Repeat each entry as written and leave the images out of the copy.

▶ _DATA LINES_
* BEGIN *

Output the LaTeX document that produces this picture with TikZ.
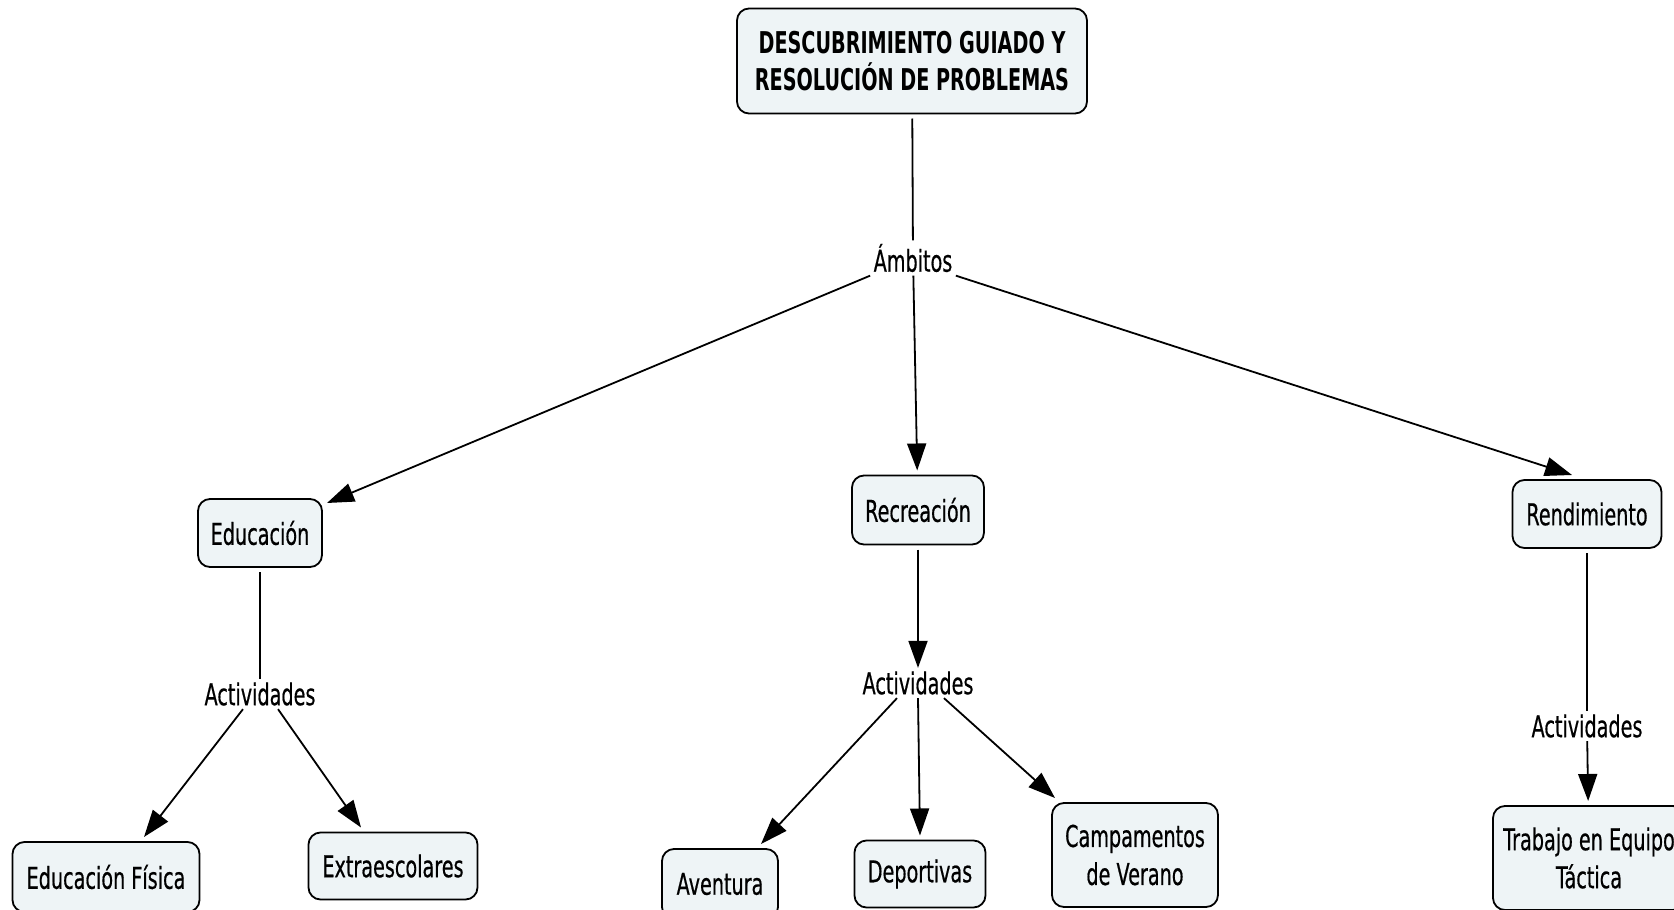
\documentclass[tikz,border=0pt]{standalone}
\usepackage{fontspec}
\setmainfont{DejaVu Sans}[FakeStretch=0.64,UprightFeatures={FakeBold=0.5}]
\usetikzlibrary{arrows.meta,positioning}
\definecolor{boxfill}{RGB}{238,244,246}

\begin{document}
\begin{tikzpicture}[x=1pt,y=-1pt,
  every node/.style={font=\fontsize{30}{38}\selectfont,align=center},
  concept/.style={draw,line width=1.8pt,rounded corners=12pt,fill=boxfill,inner sep=0pt,outer sep=5pt},
  link/.style={line width=1.8pt},
  linkarrow/.style={link,-{Triangle[length=27pt,width=19pt]}}]
	%% page
	\useasboundingbox (0,0) rectangle (1674,910);

	% concepts
	\node[concept,minimum width=350pt,minimum height=105pt,font=\fontsize{30}{37}\selectfont\bfseries] (main) at (912,61) {DESCUBRIMIENTO GUIADO Y\\RESOLUCIÓN DE PROBLEMAS};
	\node[concept,minimum width=124pt,minimum height=68pt] (edu) at (260,533) {Educación};
	\node[concept,minimum width=132pt,minimum height=69pt] (rec) at (918,510) {Recreación};
	\node[concept,minimum width=149pt,minimum height=68pt] (rend) at (1587,514) {Rendimiento};

	\node[concept,minimum width=187pt,minimum height=70pt] (efis) at (106,877) {Educación Física};
	\node[concept,minimum width=169pt,minimum height=67pt] (extra) at (393,866) {Extraescolares};
	\node[concept,minimum width=116pt,minimum height=70pt] (avent) at (720,884) {Aventura};
	\node[concept,minimum width=131pt,minimum height=67pt] (dep) at (920,874) {Deportivas};
	\node[concept,minimum width=166pt,minimum height=104pt] (camp) at (1135,855) {Campamentos\\de Verano};
	\node[concept,minimum width=192pt,minimum height=104pt] (trab) at (1589,858) {Trabajo en Equipo\\Táctica};

	% linking phrases
	\node (amb) at (913,258) {Ámbitos};
	\node (act1) at (260,694) {Actividades};
	\node (act2) at (918,683) {Actividades};
	\node (act3) at (1587,726) {Actividades};

	% connectors
	\draw[link] (main) -- (amb);
	\draw[linkarrow] (amb.south west) -- ([yshift=-9pt]edu.north east);
	\draw[linkarrow] (amb) -- (rec);
	\draw[linkarrow] (amb.south east) -- ([xshift=-15pt]rend.north);

	\draw[link] (edu) -- (act1);
	\draw[linkarrow] ([xshift=-17pt]act1.south) -- ([xshift=38pt]efis.north);
	\draw[linkarrow] ([xshift=18pt]act1.south) -- ([xshift=-32pt]extra.north);

	\draw[linkarrow] (rec) -- (act2);
	\draw[linkarrow] ([xshift=-21pt]act2.south) -- ([xshift=41pt]avent.north);
	\draw[linkarrow] (act2.south) -- (dep.north);
	\draw[linkarrow] ([xshift=26pt]act2.south) -- ([xshift=8pt]camp.north west);

	\draw[link] (rend) -- (act3);
	\draw[linkarrow] (act3) -- (trab);
\end{tikzpicture}
\end{document}
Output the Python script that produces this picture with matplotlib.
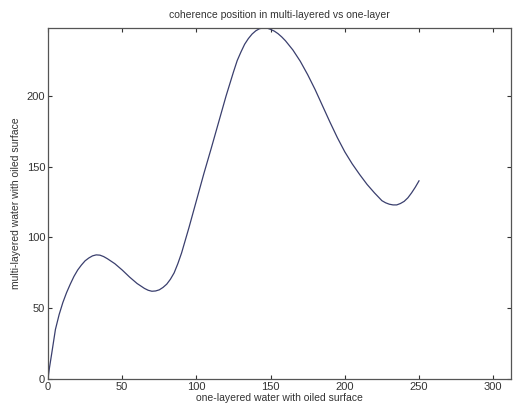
import matplotlib
matplotlib.use("Agg")
import matplotlib.pyplot as plt

x_vals = [0, 1, 2.5, 5, 7.5, 10, 12.5, 15, 17.5, 20, 22.5, 25, 27.5, 30, 32.5, 35, 37.5, 40,
          45, 50, 55, 60, 65, 67.5, 70, 72.5, 75, 77.5, 80, 82.5, 85, 87.5, 90, 95,
          100, 105, 110, 115, 120, 125, 127.5, 130, 132.5, 135, 137.5, 140, 142.5, 145,
          147.5, 150, 152.5, 155, 157.5, 160, 165, 170, 175, 180, 185, 190, 195, 200,
          205, 210, 215, 220, 225, 227.5, 230, 232.5, 235, 237.5, 240, 242.5, 245, 247.5, 250]
y_vals = [0, 8, 18, 35, 45.5, 54, 61, 67, 72.5, 77, 80.5, 83.5, 85.5, 87, 87.7, 87.5, 86.5, 85,
          81.5, 77, 72, 67.5, 64, 62.7, 62, 62.2, 63, 64.7, 67, 70.5, 75, 81.5, 89, 107,
          126, 145, 163, 181.5, 200, 217, 225, 231, 236.5, 240.5, 243.7, 246, 247.5, 248,
          248, 247, 245.8, 244, 241.7, 239, 232.5, 224.5, 215, 204.5, 193, 181.5, 170.5, 160.5,
          152, 144.5, 137.5, 131.5, 126, 124.5, 123.5, 123, 123, 124, 125.5, 128, 131.5, 135.5, 140]

x_ticks = [0, 50, 100, 150, 200, 250, 300]
y_ticks = [0, 50, 100, 150, 200]

plt.rcParams['font.family'] = ['Liberation Sans', 'DejaVu Sans']

fig = plt.figure(figsize=(5.13, 4.07), dpi=100)
ax = fig.add_axes([48/513, 1-379/407, (511-48)/513, (379-28)/407])
ax.plot(x_vals, y_vals, color='#3a3f6e', lw=0.9)
ax.set_xlim(0, 312)
ax.set_ylim(0, max(y_vals))
ax.set_xticks(x_ticks)
ax.set_yticks(y_ticks)
ax.tick_params(direction='in', top=True, right=True, length=3, width=0.8,
               labelsize=8, colors='#333333', pad=2)
for s in ax.spines.values():
    s.set_color('#555555')
    s.set_linewidth(0.9)
ax.set_title('coherence position in multi-layered vs one-layer', fontsize=7.5, color='#333333', pad=7)
ax.set_xlabel('one-layered water with oiled surface', fontsize=7.5, color='#333333', labelpad=1)
ax.set_ylabel('multi-layered water with oiled surface', fontsize=7.5, color='#333333', labelpad=4)
fig.savefig('out.png', dpi=100)
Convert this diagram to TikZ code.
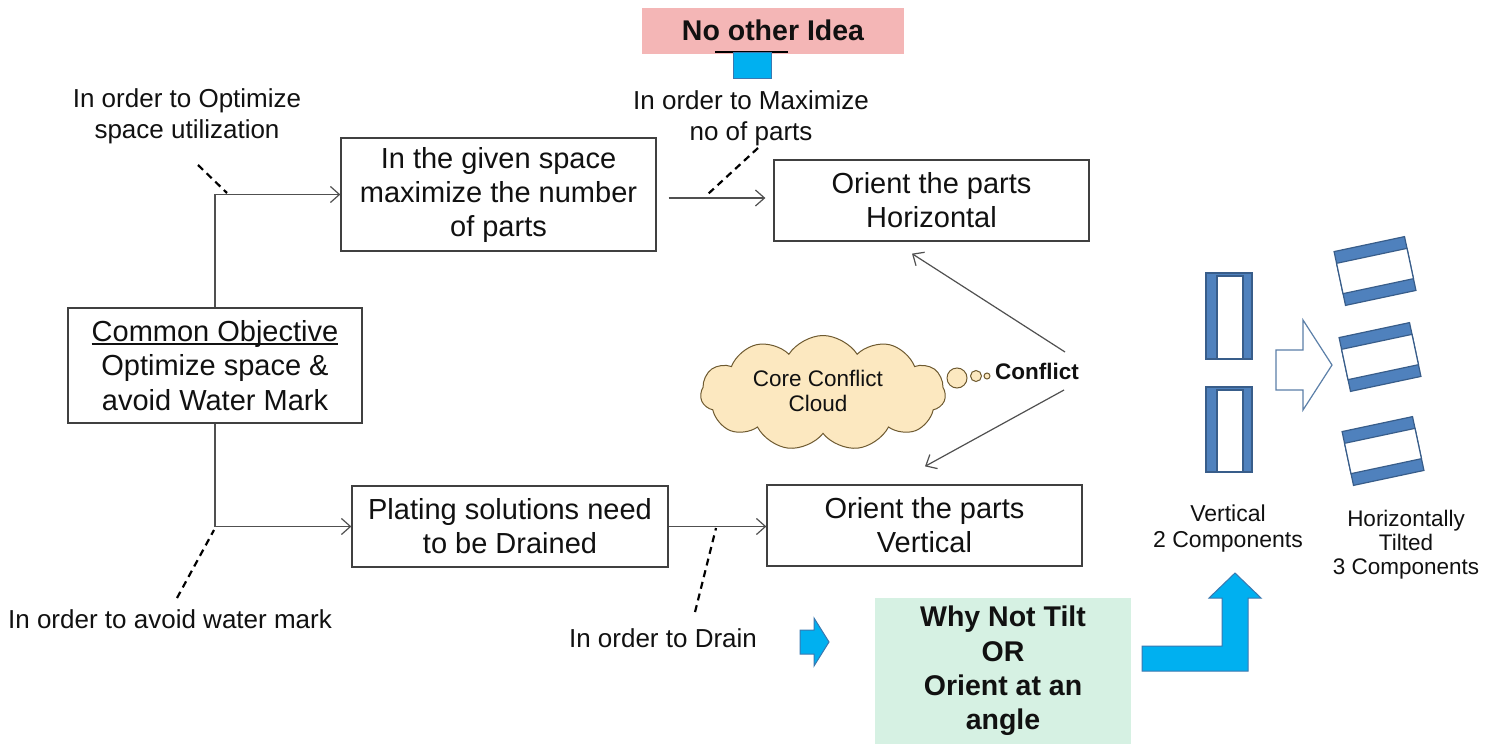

* END *

▶ _CORRECT ANSWER_
Output the LaTeX document that produces this picture with TikZ.
\documentclass[tikz,border=0pt]{standalone}
\usepackage{fontspec}
\setmainfont{DejaVu Sans}[FakeStretch=0.64,UprightFeatures={FakeBold=0.5}]
\usetikzlibrary{arrows.meta,positioning}
\definecolor{boxfill}{RGB}{238,244,246}

\begin{document}
\begin{tikzpicture}[x=1pt,y=-1pt,
  every node/.style={font=\fontsize{30}{38}\selectfont,align=center},
  concept/.style={draw,line width=1.8pt,rounded corners=12pt,fill=boxfill,inner sep=0pt,outer sep=5pt},
  link/.style={line width=1.8pt},
  linkarrow/.style={link,-{Triangle[length=27pt,width=19pt]}}]
	%% page
	\useasboundingbox (0,0) rectangle (1674,910);

	% concepts
	\node[concept,minimum width=350pt,minimum height=105pt,font=\fontsize{30}{37}\selectfont\bfseries] (main) at (912,61) {DESCUBRIMIENTO GUIADO Y\\RESOLUCIÓN DE PROBLEMAS};
	\node[concept,minimum width=124pt,minimum height=68pt] (edu) at (260,533) {Educación};
	\node[concept,minimum width=132pt,minimum height=69pt] (rec) at (918,510) {Recreación};
	\node[concept,minimum width=149pt,minimum height=68pt] (rend) at (1587,514) {Rendimiento};

	\node[concept,minimum width=187pt,minimum height=70pt] (efis) at (106,877) {Educación Física};
	\node[concept,minimum width=169pt,minimum height=67pt] (extra) at (393,866) {Extraescolares};
	\node[concept,minimum width=116pt,minimum height=70pt] (avent) at (720,884) {Aventura};
	\node[concept,minimum width=131pt,minimum height=67pt] (dep) at (920,874) {Deportivas};
	\node[concept,minimum width=166pt,minimum height=104pt] (camp) at (1135,855) {Campamentos\\de Verano};
	\node[concept,minimum width=192pt,minimum height=104pt] (trab) at (1589,858) {Trabajo en Equipo\\Táctica};

	% linking phrases
	\node (amb) at (913,258) {Ámbitos};
	\node (act1) at (260,694) {Actividades};
	\node (act2) at (918,683) {Actividades};
	\node (act3) at (1587,726) {Actividades};

	% connectors
	\draw[link] (main) -- (amb);
	\draw[linkarrow] (amb.south west) -- ([yshift=-9pt]edu.north east);
	\draw[linkarrow] (amb) -- (rec);
	\draw[linkarrow] (amb.south east) -- ([xshift=-15pt]rend.north);

	\draw[link] (edu) -- (act1);
	\draw[linkarrow] ([xshift=-17pt]act1.south) -- ([xshift=38pt]efis.north);
	\draw[linkarrow] ([xshift=18pt]act1.south) -- ([xshift=-32pt]extra.north);

	\draw[linkarrow] (rec) -- (act2);
	\draw[linkarrow] ([xshift=-21pt]act2.south) -- ([xshift=41pt]avent.north);
	\draw[linkarrow] (act2.south) -- (dep.north);
	\draw[linkarrow] ([xshift=26pt]act2.south) -- ([xshift=8pt]camp.north west);

	\draw[link] (rend) -- (act3);
	\draw[linkarrow] (act3) -- (trab);
\end{tikzpicture}
\end{document}
Output the Python script that produces this picture with matplotlib.
import matplotlib
matplotlib.use("Agg")
import matplotlib.pyplot as plt

x_vals = [0, 1, 2.5, 5, 7.5, 10, 12.5, 15, 17.5, 20, 22.5, 25, 27.5, 30, 32.5, 35, 37.5, 40,
          45, 50, 55, 60, 65, 67.5, 70, 72.5, 75, 77.5, 80, 82.5, 85, 87.5, 90, 95,
          100, 105, 110, 115, 120, 125, 127.5, 130, 132.5, 135, 137.5, 140, 142.5, 145,
          147.5, 150, 152.5, 155, 157.5, 160, 165, 170, 175, 180, 185, 190, 195, 200,
          205, 210, 215, 220, 225, 227.5, 230, 232.5, 235, 237.5, 240, 242.5, 245, 247.5, 250]
y_vals = [0, 8, 18, 35, 45.5, 54, 61, 67, 72.5, 77, 80.5, 83.5, 85.5, 87, 87.7, 87.5, 86.5, 85,
          81.5, 77, 72, 67.5, 64, 62.7, 62, 62.2, 63, 64.7, 67, 70.5, 75, 81.5, 89, 107,
          126, 145, 163, 181.5, 200, 217, 225, 231, 236.5, 240.5, 243.7, 246, 247.5, 248,
          248, 247, 245.8, 244, 241.7, 239, 232.5, 224.5, 215, 204.5, 193, 181.5, 170.5, 160.5,
          152, 144.5, 137.5, 131.5, 126, 124.5, 123.5, 123, 123, 124, 125.5, 128, 131.5, 135.5, 140]

x_ticks = [0, 50, 100, 150, 200, 250, 300]
y_ticks = [0, 50, 100, 150, 200]

plt.rcParams['font.family'] = ['Liberation Sans', 'DejaVu Sans']

fig = plt.figure(figsize=(5.13, 4.07), dpi=100)
ax = fig.add_axes([48/513, 1-379/407, (511-48)/513, (379-28)/407])
ax.plot(x_vals, y_vals, color='#3a3f6e', lw=0.9)
ax.set_xlim(0, 312)
ax.set_ylim(0, max(y_vals))
ax.set_xticks(x_ticks)
ax.set_yticks(y_ticks)
ax.tick_params(direction='in', top=True, right=True, length=3, width=0.8,
               labelsize=8, colors='#333333', pad=2)
for s in ax.spines.values():
    s.set_color('#555555')
    s.set_linewidth(0.9)
ax.set_title('coherence position in multi-layered vs one-layer', fontsize=7.5, color='#333333', pad=7)
ax.set_xlabel('one-layered water with oiled surface', fontsize=7.5, color='#333333', labelpad=1)
ax.set_ylabel('multi-layered water with oiled surface', fontsize=7.5, color='#333333', labelpad=4)
fig.savefig('out.png', dpi=100)
Convert this diagram to TikZ code.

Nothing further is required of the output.